(Records from a data collection)
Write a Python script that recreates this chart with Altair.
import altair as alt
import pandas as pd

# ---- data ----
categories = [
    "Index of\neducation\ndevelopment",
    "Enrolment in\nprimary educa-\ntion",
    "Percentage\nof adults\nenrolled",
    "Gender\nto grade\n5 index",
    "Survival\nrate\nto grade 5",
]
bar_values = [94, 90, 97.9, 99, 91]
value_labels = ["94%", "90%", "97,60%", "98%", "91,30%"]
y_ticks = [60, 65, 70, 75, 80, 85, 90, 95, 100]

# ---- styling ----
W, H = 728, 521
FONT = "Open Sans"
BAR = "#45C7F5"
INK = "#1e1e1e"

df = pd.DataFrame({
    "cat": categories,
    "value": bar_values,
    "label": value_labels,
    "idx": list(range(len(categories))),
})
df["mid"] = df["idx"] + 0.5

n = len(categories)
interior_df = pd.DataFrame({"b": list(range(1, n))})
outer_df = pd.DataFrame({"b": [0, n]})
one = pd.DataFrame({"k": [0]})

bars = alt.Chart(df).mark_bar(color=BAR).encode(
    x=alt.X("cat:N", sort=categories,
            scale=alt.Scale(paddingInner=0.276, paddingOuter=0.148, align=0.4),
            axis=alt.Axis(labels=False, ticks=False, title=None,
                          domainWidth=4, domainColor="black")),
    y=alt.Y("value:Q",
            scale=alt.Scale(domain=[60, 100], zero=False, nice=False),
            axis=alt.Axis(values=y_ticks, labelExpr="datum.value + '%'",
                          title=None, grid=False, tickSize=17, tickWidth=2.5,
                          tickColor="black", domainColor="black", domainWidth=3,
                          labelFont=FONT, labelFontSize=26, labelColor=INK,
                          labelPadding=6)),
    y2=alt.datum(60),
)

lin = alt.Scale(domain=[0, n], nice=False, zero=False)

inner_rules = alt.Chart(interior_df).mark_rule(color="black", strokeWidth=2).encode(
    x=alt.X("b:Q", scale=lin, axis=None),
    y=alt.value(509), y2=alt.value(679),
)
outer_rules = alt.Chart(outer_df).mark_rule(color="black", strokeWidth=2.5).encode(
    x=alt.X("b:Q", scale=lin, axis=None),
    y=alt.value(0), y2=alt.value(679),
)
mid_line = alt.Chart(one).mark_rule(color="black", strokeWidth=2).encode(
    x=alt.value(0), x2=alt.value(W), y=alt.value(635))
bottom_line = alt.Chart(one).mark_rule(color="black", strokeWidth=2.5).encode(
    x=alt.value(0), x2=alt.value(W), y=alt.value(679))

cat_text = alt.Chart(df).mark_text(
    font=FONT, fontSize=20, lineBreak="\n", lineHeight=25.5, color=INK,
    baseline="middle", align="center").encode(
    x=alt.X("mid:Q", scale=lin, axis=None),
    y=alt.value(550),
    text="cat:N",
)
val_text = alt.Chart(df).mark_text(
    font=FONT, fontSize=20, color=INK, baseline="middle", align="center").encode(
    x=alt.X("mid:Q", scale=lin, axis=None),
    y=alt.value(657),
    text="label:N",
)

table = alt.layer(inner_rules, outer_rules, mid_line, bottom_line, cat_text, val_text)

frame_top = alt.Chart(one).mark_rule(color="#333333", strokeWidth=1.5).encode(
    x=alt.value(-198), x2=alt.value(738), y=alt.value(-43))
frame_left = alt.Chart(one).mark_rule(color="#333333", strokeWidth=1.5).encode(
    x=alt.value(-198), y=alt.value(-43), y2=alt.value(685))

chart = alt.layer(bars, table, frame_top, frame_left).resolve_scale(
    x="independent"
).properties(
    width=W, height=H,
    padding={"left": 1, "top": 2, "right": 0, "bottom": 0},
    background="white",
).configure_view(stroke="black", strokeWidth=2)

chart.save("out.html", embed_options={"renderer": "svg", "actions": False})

...

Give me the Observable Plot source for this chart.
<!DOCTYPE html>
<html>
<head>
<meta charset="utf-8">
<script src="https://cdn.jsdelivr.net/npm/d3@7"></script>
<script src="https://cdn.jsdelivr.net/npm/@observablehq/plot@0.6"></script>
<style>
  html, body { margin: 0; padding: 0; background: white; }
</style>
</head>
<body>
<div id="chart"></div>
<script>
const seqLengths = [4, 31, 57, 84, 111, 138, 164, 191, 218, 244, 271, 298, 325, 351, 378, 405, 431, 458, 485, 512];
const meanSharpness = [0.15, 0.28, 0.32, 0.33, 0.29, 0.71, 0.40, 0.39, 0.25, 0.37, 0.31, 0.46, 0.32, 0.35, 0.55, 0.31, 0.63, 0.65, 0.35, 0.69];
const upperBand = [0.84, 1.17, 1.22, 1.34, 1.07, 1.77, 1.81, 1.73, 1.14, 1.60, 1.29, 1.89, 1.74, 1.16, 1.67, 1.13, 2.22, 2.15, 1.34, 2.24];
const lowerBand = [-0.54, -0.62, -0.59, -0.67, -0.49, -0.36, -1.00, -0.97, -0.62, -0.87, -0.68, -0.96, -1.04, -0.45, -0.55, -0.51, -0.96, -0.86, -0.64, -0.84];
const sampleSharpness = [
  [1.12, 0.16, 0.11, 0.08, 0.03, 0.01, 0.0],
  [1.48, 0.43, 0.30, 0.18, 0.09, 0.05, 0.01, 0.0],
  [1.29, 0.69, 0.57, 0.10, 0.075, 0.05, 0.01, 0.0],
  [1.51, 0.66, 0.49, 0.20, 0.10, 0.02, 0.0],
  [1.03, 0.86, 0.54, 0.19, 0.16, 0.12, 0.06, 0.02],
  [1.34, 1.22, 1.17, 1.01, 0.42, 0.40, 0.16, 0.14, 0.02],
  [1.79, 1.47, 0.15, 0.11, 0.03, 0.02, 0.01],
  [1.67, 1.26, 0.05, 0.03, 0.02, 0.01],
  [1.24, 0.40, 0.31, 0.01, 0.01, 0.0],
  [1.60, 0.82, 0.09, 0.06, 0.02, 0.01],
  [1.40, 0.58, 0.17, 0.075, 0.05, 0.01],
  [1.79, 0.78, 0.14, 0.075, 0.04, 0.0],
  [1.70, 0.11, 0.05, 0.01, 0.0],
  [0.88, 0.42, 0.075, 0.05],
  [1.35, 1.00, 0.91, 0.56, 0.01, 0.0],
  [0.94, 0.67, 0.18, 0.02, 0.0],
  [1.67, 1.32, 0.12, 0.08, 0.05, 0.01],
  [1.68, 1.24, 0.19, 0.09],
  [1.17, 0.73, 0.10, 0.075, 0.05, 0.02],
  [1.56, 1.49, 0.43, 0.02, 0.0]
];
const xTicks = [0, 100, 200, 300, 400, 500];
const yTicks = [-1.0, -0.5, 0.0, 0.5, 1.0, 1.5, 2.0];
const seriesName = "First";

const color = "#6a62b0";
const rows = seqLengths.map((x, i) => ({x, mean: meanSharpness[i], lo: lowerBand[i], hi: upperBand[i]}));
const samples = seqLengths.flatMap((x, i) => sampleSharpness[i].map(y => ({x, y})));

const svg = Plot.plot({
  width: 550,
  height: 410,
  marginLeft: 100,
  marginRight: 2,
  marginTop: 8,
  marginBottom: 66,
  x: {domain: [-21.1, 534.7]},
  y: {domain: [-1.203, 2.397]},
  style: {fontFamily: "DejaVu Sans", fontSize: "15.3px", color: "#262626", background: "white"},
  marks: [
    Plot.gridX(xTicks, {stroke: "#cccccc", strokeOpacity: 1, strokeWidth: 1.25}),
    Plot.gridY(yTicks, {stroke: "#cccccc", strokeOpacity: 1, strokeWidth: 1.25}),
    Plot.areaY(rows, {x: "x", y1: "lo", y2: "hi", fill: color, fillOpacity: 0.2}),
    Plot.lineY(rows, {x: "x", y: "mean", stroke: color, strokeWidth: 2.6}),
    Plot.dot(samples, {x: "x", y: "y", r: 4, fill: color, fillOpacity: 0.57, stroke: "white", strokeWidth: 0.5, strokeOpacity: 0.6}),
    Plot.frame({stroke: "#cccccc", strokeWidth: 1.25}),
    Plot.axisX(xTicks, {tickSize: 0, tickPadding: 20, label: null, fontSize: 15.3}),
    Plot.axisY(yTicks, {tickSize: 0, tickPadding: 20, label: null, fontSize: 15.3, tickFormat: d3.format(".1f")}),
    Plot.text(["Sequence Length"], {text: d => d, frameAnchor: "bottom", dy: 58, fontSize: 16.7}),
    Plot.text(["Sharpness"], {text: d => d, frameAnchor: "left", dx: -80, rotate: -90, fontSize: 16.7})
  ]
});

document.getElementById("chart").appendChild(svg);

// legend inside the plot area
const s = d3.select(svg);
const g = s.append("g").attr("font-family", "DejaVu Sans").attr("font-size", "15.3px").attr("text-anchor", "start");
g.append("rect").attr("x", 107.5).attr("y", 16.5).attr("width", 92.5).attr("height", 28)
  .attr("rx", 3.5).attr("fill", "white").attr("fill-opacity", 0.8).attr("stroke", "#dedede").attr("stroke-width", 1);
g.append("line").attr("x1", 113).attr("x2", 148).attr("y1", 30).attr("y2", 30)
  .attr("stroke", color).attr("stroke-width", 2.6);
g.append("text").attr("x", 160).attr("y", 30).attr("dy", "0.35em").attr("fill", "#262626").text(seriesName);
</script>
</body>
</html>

Written request:
With the first line being the one containing "Write a Python" and the last line the one containing "lin = alt.Scale(domain=[0, n], nice=False, zero=False)", transcribe exactly the lines above that fall in that range.

Solved problem:
Write a Python script that recreates this chart with Altair.
import altair as alt
import pandas as pd

# ---- data ----
categories = [
    "Index of\neducation\ndevelopment",
    "Enrolment in\nprimary educa-\ntion",
    "Percentage\nof adults\nenrolled",
    "Gender\nto grade\n5 index",
    "Survival\nrate\nto grade 5",
]
bar_values = [94, 90, 97.9, 99, 91]
value_labels = ["94%", "90%", "97,60%", "98%", "91,30%"]
y_ticks = [60, 65, 70, 75, 80, 85, 90, 95, 100]

# ---- styling ----
W, H = 728, 521
FONT = "Open Sans"
BAR = "#45C7F5"
INK = "#1e1e1e"

df = pd.DataFrame({
    "cat": categories,
    "value": bar_values,
    "label": value_labels,
    "idx": list(range(len(categories))),
})
df["mid"] = df["idx"] + 0.5

n = len(categories)
interior_df = pd.DataFrame({"b": list(range(1, n))})
outer_df = pd.DataFrame({"b": [0, n]})
one = pd.DataFrame({"k": [0]})

bars = alt.Chart(df).mark_bar(color=BAR).encode(
    x=alt.X("cat:N", sort=categories,
            scale=alt.Scale(paddingInner=0.276, paddingOuter=0.148, align=0.4),
            axis=alt.Axis(labels=False, ticks=False, title=None,
                          domainWidth=4, domainColor="black")),
    y=alt.Y("value:Q",
            scale=alt.Scale(domain=[60, 100], zero=False, nice=False),
            axis=alt.Axis(values=y_ticks, labelExpr="datum.value + '%'",
                          title=None, grid=False, tickSize=17, tickWidth=2.5,
                          tickColor="black", domainColor="black", domainWidth=3,
                          labelFont=FONT, labelFontSize=26, labelColor=INK,
                          labelPadding=6)),
    y2=alt.datum(60),
)

lin = alt.Scale(domain=[0, n], nice=False, zero=False)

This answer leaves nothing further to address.